Nach einiger Zeit kam der Sicherheitsdienst zurück und brachte mir meine Powerbank. Man habe sie geprüft. Sie sei in Ordnung, ich könne sie mitführen. Was auch immer man damit angestellt hatte. Vielleicht nochmal geröntgt.
Letzter Akt
Als wir um 11:00 abhoben, meinten die Frauen, jetzt sei sie aber in Sicherheit, jetzt könne ja nichts mehr passieren. Ich sagte, ich hätte das im Gefühl, das noch irgendwas schief geht. Ein Tag, der so anfängt, kann nicht glatt laufen.

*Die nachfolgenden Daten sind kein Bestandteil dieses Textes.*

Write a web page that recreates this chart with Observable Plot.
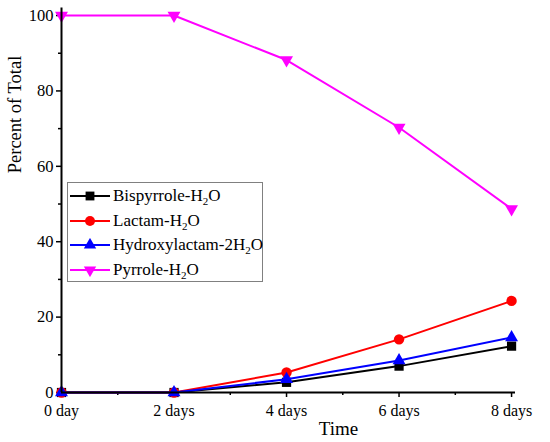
<!DOCTYPE html>
<html>
<head>
<meta charset="utf-8">
<script src="https://cdn.jsdelivr.net/npm/d3@7"></script>
<script src="https://cdn.jsdelivr.net/npm/@observablehq/plot@0.6"></script>
<style>
  html, body { margin: 0; padding: 0; background: #fff; }
  #wrap { position: relative; width: 550px; height: 442px; font-family: "Liberation Serif", "DejaVu Serif", serif; }
  #wrap svg text { font-family: "Liberation Serif", "DejaVu Serif", serif; }
  #legend { position: absolute; left: 67px; top: 182px; width: 196px; height: 100px; border: 1px solid #808080; background: #fff; box-sizing: border-box; padding-top: 1px; }
  .row { height: 24.5px; display: flex; align-items: center; font-size: 17px; color: #000; white-space: nowrap; }
  .row svg { margin-left: 2px; margin-right: 3px; flex: none; }
  sub { font-size: 11px; vertical-align: -4px; line-height: 0; }
</style>
</head>
<body>
<div id="wrap"><div id="chart"></div><div id="legend"></div></div>
<script>
const days = [0, 2, 4, 6, 8];
const tickLabels = ["0 day", "2 days", "4 days", "6 days", "8 days"];
const seriesNames = ["Bispyrrole-H2O", "Lactam-H2O", "Hydroxylactam-2H2O", "Pyrrole-H2O"];
const legendHtml = ["Bispyrrole-H<sub>2</sub>O", "Lactam-H<sub>2</sub>O", "Hydroxylactam-2H<sub>2</sub>O", "Pyrrole-H<sub>2</sub>O"];
const colors = ["#000000", "#ff0000", "#0000ff", "#ff00ff"];
const symbols = ["square", "circle", "triangle", "triangle"];
const rotations = [0, 0, 0, 180];
const bispyrrole = [0, 0, 2.7, 7.0, 12.3];
const lactam = [0, 0, 5.3, 14.1, 24.3];
const hydroxylactam = [0, 0, 3.5, 8.5, 14.6];
const pyrrole = [100, 100, 88.2, 70.3, 48.7];
const allValues = [bispyrrole, lactam, hydroxylactam, pyrrole];
const xLabel = "Time";
const yLabel = "Percent of Total";

const data = [];
allValues.forEach((vals, i) => vals.forEach((v, j) => data.push({series: seriesNames[i], idx: i, day: days[j], value: v})));

const marks = [];
seriesNames.forEach((name, i) => {
  const d = data.filter(r => r.idx === i);
  marks.push(Plot.line(d, {x: "day", y: "value", stroke: colors[i], strokeWidth: 2}));
  marks.push(Plot.dot(d, {x: "day", y: "value", fill: colors[i], stroke: "none", symbol: symbols[i], r: symbols[i] === "triangle" ? 4.8 : 5.2, rotate: rotations[i]}));
});

const chart = Plot.plot({
  width: 550,
  height: 442,
  marginLeft: 61,
  marginRight: 35,
  marginTop: 7.5,
  marginBottom: 50,
  style: {fontFamily: "'Liberation Serif', 'DejaVu Serif', serif", fontSize: "16px", color: "#000", background: "#fff"},
  x: {domain: [0, 8.07]},
  y: {domain: [0, 102]},
  marks: [
    Plot.axisX({ticks: days, tickFormat: d => tickLabels[days.indexOf(d)], tickSize: 5, tickPadding: 7, strokeWidth: 1.5, label: null, fontSize: 16}),
    Plot.axisX({ticks: [1, 3, 5, 7], tickSize: 3, strokeWidth: 1.5, text: null, label: null}),
    Plot.axisY({ticks: [0, 20, 40, 60, 80, 100], tickSize: 5, tickPadding: 3, strokeWidth: 1.5, label: null, fontSize: 16.5}),
    Plot.axisY({ticks: [10, 30, 50, 70, 90], tickSize: 3, strokeWidth: 1.5, text: null, label: null}),
    Plot.text([xLabel], {frameAnchor: "bottom", dx: 50, dy: 42, fontSize: 19, fill: "#000"}),
    Plot.text([yLabel], {frameAnchor: "left", rotate: -90, dx: -46, dy: -27, fontSize: 18.5, fill: "#000"}),
    ...marks,
    Plot.ruleY([0], {stroke: "#000", strokeWidth: 2}),
    Plot.ruleX([0], {stroke: "#000", strokeWidth: 2})
  ]
});
document.getElementById("chart").appendChild(chart);

const legend = document.getElementById("legend");
seriesNames.forEach((name, i) => {
  const row = document.createElement("div");
  row.className = "row";
  const svg = d3.create("svg").attr("width", 40).attr("height", 14);
  svg.append("line").attr("x1", 0).attr("x2", 40).attr("y1", 7).attr("y2", 7).attr("stroke", colors[i]).attr("stroke-width", 2);
  const sym = d3.symbol().type({square: d3.symbolSquare, circle: d3.symbolCircle, triangle: d3.symbolTriangle}[symbols[i]]).size(symbols[i] === "triangle" ? 66 : 78);
  svg.append("path").attr("d", sym()).attr("fill", colors[i]).attr("transform", `translate(20,7) rotate(${rotations[i]})`);
  row.appendChild(svg.node());
  const span = document.createElement("span");
  span.innerHTML = legendHtml[i];
  row.appendChild(span);
  legend.appendChild(row);
});
</script>
</body>
</html>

Ich weiß nicht, warum, aber die Piloten sind nach der Landung am Ende der Landebahn nicht auf den Taxiway gefahren, sondern haben – habe ich noch nie erlebt, ich wusste gar nicht, dass Verkehrsflugzeuge das können und so einen kleinen Wendekreis haben – auf der Landebahn um 180° gewendet und sind auf der Landebahn zurückgefahren, während man am anderen Ende schon das nächste Flugzeug stehen sah, das starten wollte, und man bekommt so einen Teneriffa-Schreck-Moment, wenn man zwei Flugzeuge aufeinander zufahren sieht. Ich sagte noch, hätte das jetzt gekracht, hätte es in Berlin geheißen, das lag bestimmt an dem Typ mit der Powerbank.
Die Powerbank ist wohlbehalten am Ziel angekommen und steht hier neben mir.
Epilog
Das ganze Ding hatte sich daran entzündet – Mist, nein, nicht entzündet, ganz falsches Wort, keinesfalls in Zusammenhang mit Akkus gebrauchen – hochgeschaukelt, dass ich eine Powerbank mit einem Li-Ion-Akku von 88Wh dabei hatte.
88Wh sei zuviel.
Denn das Ding war ungewöhnlich und das mit den 88Wh steht unten drauf.
Gleichzeitig laufen aber an allen Sicherheitsgassen massenweise und völlig unbeanstandet Notebooks durch.
Ein modernes Macbook Pro (16 Zoll, 2021) hat eine Kapazität von 100 Wh. , also noch höher. An der Grenze laut IATA.
Kein Mensch käme da aber auf die Idee, bei einem Notebook die Kapazität zu prüfen und irgendwelche IATA-Regeln rauszukramen. Hat man aber ein Ding dabei, das irgendwie nach Energie aussieht, obwohl letztlich die gleichen Akkuzellen wie auch in vielen Notebooks oder Kameras drin sind, und „nur“ 88Wh, dann ist plötzlich Großaufgebot mit Polizei da.
Ich will es mal so sagen: Da fehlt es einfach an Schulungen. Die müssen doch wissen, wer wem warum nach welchen Recht und nach welchen Regeln verbietet, irgendetwas mit ins Flugzeug zu nehmen. Das wirkt auf mich doch sehr nach „Mach mal nach Gefühl“.
Dennoch, und das mag den Leser erstaunen: Freut mich, dass ich zum Erkennen und Lösen eines Problems beitragen konnte.